Many cite a lighter touch to regulation and the lower fees as a major factor in why PLUS is managing to tempt business away from the Alternative Investment Market (AIM), the junior market of the London Stock Exchange. While AIM fees and compliance can cost up to £200,000 a year, the average annual cost of a listing on the PLUS-quoted market is a more modest £50,000.
But maintaining the quality of the companies on the market is key to PLUS’s success, says Cassley: ‘Regulation is appropriate to the size of our companies. Everything is there to protect investors but we keep it simple. The emphasis is on allowing companies to generate returns for their shareholders while not tying them up with red tape.’
The exchange is also gaining ground internationally. Around ten per cent of the market consists of non-UK organisations, and as Gilbert notes, ‘International companies on PLUS are from all over the world and from many different sectors. While our focus is very much on building the market for growth companies in the UK, international companies are also important to our business.’
One of the thriving international companies on the market is China CDM, a carbon emissions broker admitted to PLUS in December 2006. The company’s market cap has soared from £25 million to £86.3 million, and it has raised £15 million since coming to market.

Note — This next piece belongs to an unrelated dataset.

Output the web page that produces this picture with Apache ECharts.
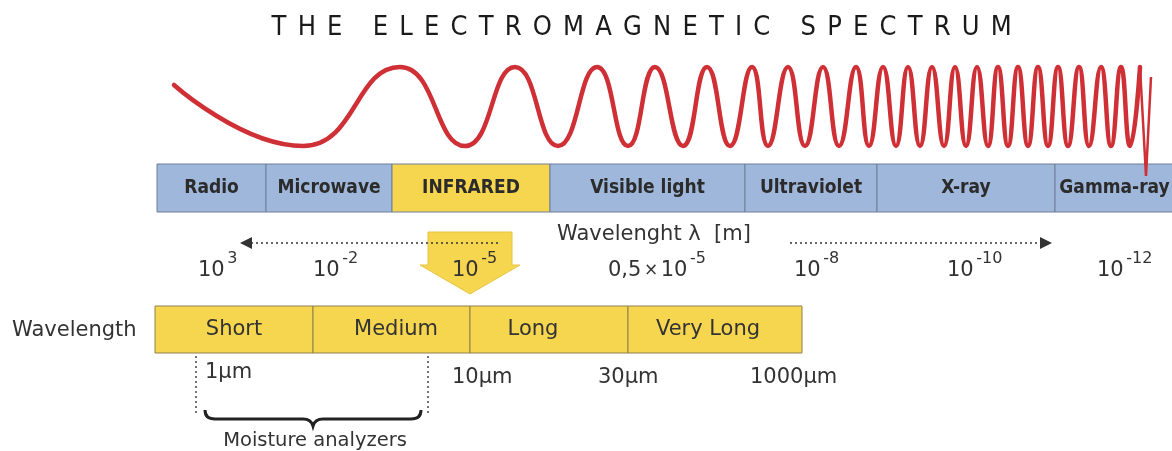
<!DOCTYPE html>
<html>
<head>
<meta charset="utf-8">
<script src="https://cdn.jsdelivr.net/npm/echarts@6/dist/echarts.min.js"></script>
<style>
  html, body { margin: 0; padding: 0; background: #fff; }
  #chart { width: 1172px; height: 451px; }
</style>
</head>
<body>
<div id="chart"></div>
<script>
// ---- data ----
const titleText = 'THE ELECTROMAGNETIC SPECTRUM';

const bandNames = ['Radio', 'Microwave', 'INFRARED', 'Visible light', 'Ultraviolet', 'X-ray', 'Gamma-ray'];
const bandEdges = [157, 266, 392, 550, 745, 877, 1055, 1174];
const bandHighlight = 'INFRARED';

// wave extrema (start point, then trough / peak alternately)
const waveX = [174, 303, 400, 465, 515, 558, 597, 628, 655, 683, 707, 730, 752, 768, 788, 805,
  823, 839, 856, 869, 883, 896, 908, 920, 932, 944, 955, 966, 977, 988, 998, 1008, 1018, 1028,
  1038, 1048, 1058, 1068, 1079, 1089, 1101, 1111, 1121, 1130, 1140];
const waveY = [85, 146, 67, 146, 67, 146, 67, 146, 67, 146, 67, 146, 67, 146, 67, 146,
  67, 146, 67, 146, 67, 146, 67, 146, 67, 146, 67, 146, 67, 146, 67, 146, 67, 146,
  67, 146, 67, 146, 67, 146, 67, 146, 67, 146, 67];
const spikeX = [1140, 1146, 1151];
const spikeY = [67, 176, 77];

const scalePrefix = ['', '', '', '0,5', '', '', ''];
const scaleBase = ['10', '10', '10', '10', '10', '10', '10'];
const scaleExp = ['3', '-2', '-5', '-5', '-8', '-10', '-12'];

const subNames = ['Short', 'Medium', 'Long', 'Very Long'];
const subEdges = [155, 313, 470, 628, 802];

const micronLabels = ['1μm', '10μm', '30μm', '1000μm'];

// ---- layout ----
const scaleX = [198, 313, 452, 608, 794, 947, 1097];
const scaleY = 271;
const subLabelX = [234, 396, 533, 708];
const micronX = [205, 452, 598, 750];
const micronY = [373, 378, 378, 378];
const bandTop = 164, bandBottom = 212;
const subTop = 306, subBottom = 353;

const FONT = 'DejaVu Sans';
const INK = '#333333';
const BLUE = '#9fb7da';
const YELLOW = '#f6d54f';

const chart = echarts.init(document.getElementById('chart'));

function box(api, x0, y0, x1, y1, style) {
  const a = api.coord([x0, y0]);
  const b = api.coord([x1, y1]);
  return { type: 'rect', shape: { x: a[0], y: a[1], width: b[0] - a[0], height: b[1] - a[1] }, style: style };
}

function label(api, x, y, text, style) {
  const p = api.coord([x, y]);
  return { type: 'text', x: p[0], y: p[1], style: Object.assign({ text: text, fill: INK, fontFamily: FONT, fontSize: 21 }, style) };
}

const richScale = {
  b: { fontSize: 21, fontFamily: FONT, color: INK, lineHeight: 40 },
  x: { fontSize: 17, fontFamily: FONT, color: INK, lineHeight: 36 },
  g: { fontSize: 8, fontFamily: FONT },
  s: { fontSize: 16, fontFamily: FONT, color: INK, lineHeight: 14, verticalAlign: 'top' }
};

// spaced-out title: one rich token per letter
const spacedTitle = titleText.split(' ').map(w => w.split('').map(ch => '{c|' + ch + '}').join('')).join('{w| }');

chart.setOption({
  animation: false,
  title: {
    text: spacedTitle,
    left: 261,
    top: 9,
    textStyle: {
      fontWeight: 'normal',
      rich: {
        c: { fontFamily: 'DejaVu Sans Condensed', fontWeight: 'normal', fontSize: 27, color: '#1a1a1a', padding: [0, 5.6, 0, 5.6] },
        w: { fontFamily: 'DejaVu Sans Condensed', fontWeight: 'normal', fontSize: 27, width: 19 }
      }
    }
  },
  grid: { left: 0, right: 0, top: 0, bottom: 0 },
  xAxis: { type: 'value', min: 0, max: 1172, show: false },
  yAxis: { type: 'value', min: 0, max: 451, inverse: true, show: false },
  series: [
    {
      // spectrum band bar
      type: 'custom',
      z: 2,
      data: bandNames.map((n, i) => [bandEdges[i], bandEdges[i + 1]]),
      renderItem: (params, api) => {
        const i = params.dataIndex;
        const x0 = bandEdges[i], x1 = bandEdges[i + 1];
        return {
          type: 'group',
          children: [
            box(api, x0, bandTop, x1, bandBottom, {
              fill: bandNames[i] === bandHighlight ? YELLOW : BLUE, stroke: '#6e7f99', lineWidth: 1
            }),
            label(api, (x0 + x1) / 2, (bandTop + bandBottom) / 2, bandNames[i], {
              fontFamily: 'DejaVu Sans Condensed', fontWeight: 'bold', fontSize: 19, fill: '#2b2b2b',
              align: 'center', verticalAlign: 'middle'
            })
          ]
        };
      }
    },
    {
      // the wave
      type: 'line',
      z: 4,
      data: waveX.map((x, i) => [x, waveY[i]]),
      smooth: 0.5,
      showSymbol: false,
      silent: true,
      lineStyle: { color: '#cf3036', width: 4.5, cap: 'round' }
    },
    {
      type: 'line',
      z: 4,
      data: spikeX.map((x, i) => [x, spikeY[i]]),
      showSymbol: false,
      silent: true,
      lineStyle: { color: '#cf3036', width: 2.5 }
    },
    {
      // big yellow arrow pointing down from INFRARED
      type: 'custom',
      z: 2,
      data: [[470]],
      renderItem: (params, api) => {
        const pts = [[428, 232], [512, 232], [512, 265], [520, 265], [470, 294], [420, 265], [428, 265]];
        return {
          type: 'polygon',
          shape: { points: pts.map(p => api.coord(p)) },
          style: { fill: YELLOW, stroke: '#e6c443', lineWidth: 1 }
        };
      }
    },
    {
      // dotted direction arrows
      type: 'lines',
      coordinateSystem: 'cartesian2d',
      z: 5,
      symbol: ['none', 'triangle'],
      symbolSize: [10, 12],
      lineStyle: { color: '#333', width: 1.5, type: [2, 3], opacity: 1 },
      data: [
        { coords: [[498, 243], [246, 243]] },
        { coords: [[790, 243], [1046, 243]] }
      ]
    },
    {
      // wavelength scale labels
      type: 'custom',
      z: 6,
      data: scaleBase.map((b, i) => [scaleX[i]]),
      renderItem: (params, api) => {
        const i = params.dataIndex;
        const txt = (scalePrefix[i] ? '{b|' + scalePrefix[i] + '}{g| }{x|×}{g| }' : '') +
          '{b|' + scaleBase[i] + '}{g| }{s|' + scaleExp[i] + '}';
        return label(api, scaleX[i], scaleY, txt, { rich: richScale, align: 'left', verticalAlign: 'middle' });
      }
    },
    {
      // sub division bar of infrared
      type: 'custom',
      z: 2,
      data: subNames.map((n, i) => [subEdges[i], subEdges[i + 1]]),
      renderItem: (params, api) => {
        const i = params.dataIndex;
        return {
          type: 'group',
          children: [
            box(api, subEdges[i], subTop, subEdges[i + 1], subBottom, { fill: YELLOW, stroke: '#8f8150', lineWidth: 1 }),
            label(api, subLabelX[i], (subTop + subBottom) / 2, subNames[i], { align: 'center', verticalAlign: 'middle' })
          ]
        };
      }
    },
    {
      // other texts, dotted guides and brace
      type: 'custom',
      z: 6,
      data: [[0]],
      renderItem: (params, api) => {
        const c = p => api.coord(p);
        const children = [
          label(api, 654, 235, 'Wavelenght λ  [m]', { align: 'center', verticalAlign: 'middle' }),
          label(api, 12, 331, 'Wavelength', { align: 'left', verticalAlign: 'middle' }),
          label(api, 315, 441, 'Moisture analyzers', { align: 'center', verticalAlign: 'middle', fontSize: 19.5 })
        ];
        micronLabels.forEach((t, i) => {
          children.push(label(api, micronX[i], micronY[i], t, { align: 'left', verticalAlign: 'middle' }));
        });
        [196, 428].forEach(x => {
          const a = c([x, 356]), b = c([x, 415]);
          children.push({
            type: 'line',
            shape: { x1: a[0], y1: a[1], x2: b[0], y2: b[1] },
            style: { stroke: '#444', lineWidth: 1.5, lineDash: [2, 3] }
          });
        });
        const q = (x, y) => c([x, y]).join(' ');
        const d = 'M ' + q(205, 410) + ' Q ' + q(205, 419) + ' ' + q(215, 419) + ' L ' + q(303, 419) +
          ' Q ' + q(311, 419) + ' ' + q(313, 426) + ' Q ' + q(315, 419) + ' ' + q(323, 419) +
          ' L ' + q(411, 419) + ' Q ' + q(421, 419) + ' ' + q(421, 410);
        children.push({
          type: 'path',
          shape: { pathData: d },
          style: { fill: 'none', stroke: '#222', lineWidth: 3 }
        });
        return { type: 'group', children: children };
      }
    }
  ]
});
</script>
</body>
</html>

The growing popularity of PLUS means it is now seen less as a gateway to AIM and more as an important market in its own right. ‘With four new advisers joining the market this year and a really strong pipeline of companies, we are really building momentum,’ says Cassley. ‘People are taking notice and advisers are adding PLUS to their toolbox.’
PLUS MARKETS AT A GLANCE
PLUS is a Recognised Investment Exchange (RIE). It operates a primary and secondary market.
Primary markets include:
• PLUS-listed – EU-regulated market
for companies admitted to the FSA’s Official List
• PLUS-quoted – Exchange-regulated market for quoted (“unlisted”) companies.
Seconday market (trading facilities) for all PLUS primary market companies on the LSE (Main Market and AIM) and other EU exchanges.